The Guardian’s coverage of Consent reveal a fundamental lack of knowledge of the British constitution. The Sovereign has three great rights: the right to be consulted, the right to encourage, and the right to warn. All Pegg and Evans have done is provide glimpses of how ordinary, established powers are exercised in practice. While the fact that these powers are exercised away from the public eye can make it easy to forget about them, even a cursory look at the historical record would show that modern Monarchs aren’t simply constitutional automatons.[5] And the work of scholars such as Anne Twomey gives us a look at how the present Queen wields these powers.[6] Pegg and Evans have uncovered interesting material, but their lack of understanding of their subject matter and their factual errors ultimately mars their efforts.

[1] Letter from Philip Moore to M. G. E. Giles, November 23, 1982.

[2] Letter from Sir Michael Adeane to Richard Marsh, July 19, 1968.

[3] Despite the name, the Crown Estate are not directly controlled by the Sovereign.
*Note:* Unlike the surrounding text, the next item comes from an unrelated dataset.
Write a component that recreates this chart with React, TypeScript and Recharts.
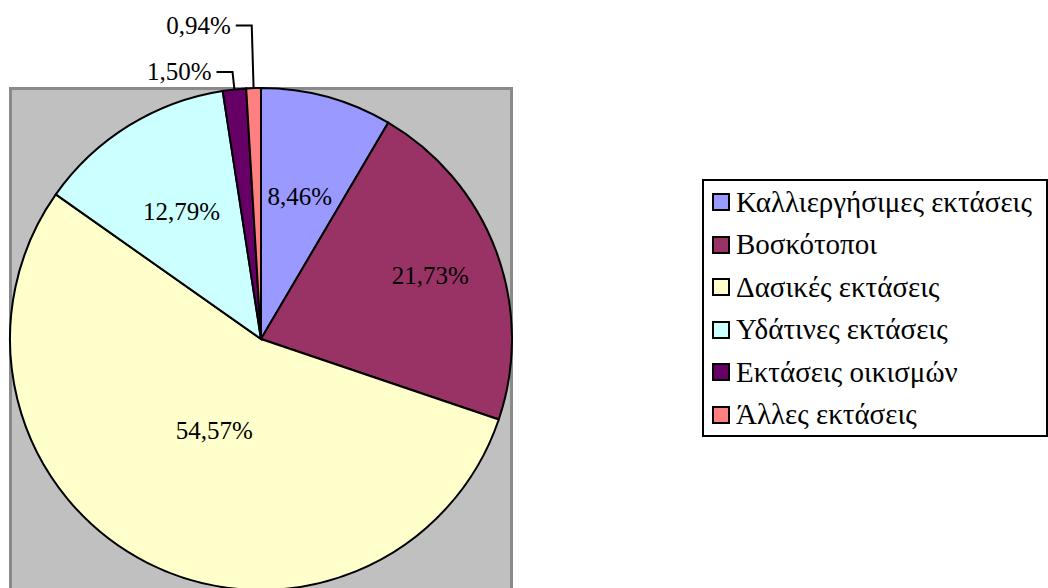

Instead, they’re managed by a semi-independent body known as the Crown Estate Commissioners, and the revenues from the estates go to the government under an arrangement dating from the reign of George III. While the Duchies of Lancaster and Cornwall exist to provide the Sovereign and the Prince of Wales with personal income, they are also distinct from private estates such as Sandringham House.

[4] “Community Land Bill: Application to Crown,” March 5, 1975.

[5] Harold Nicholson, King George the Fifth: His Life and Reign (Garden City: Doubleday & Company, Inc., 1953) gives a good overview for one particular monarch. Anne Twomey, The Veiled Sceptre: Reserve Powers of Heads of State in Westminster Systems (Cambridge: Cambridge University Press, 2018) provides a wider perspective.  

[6] See, for example, The Chameleon Crown: The Queen and Her Australian Governors (Sydney: The Federation Press, 2006).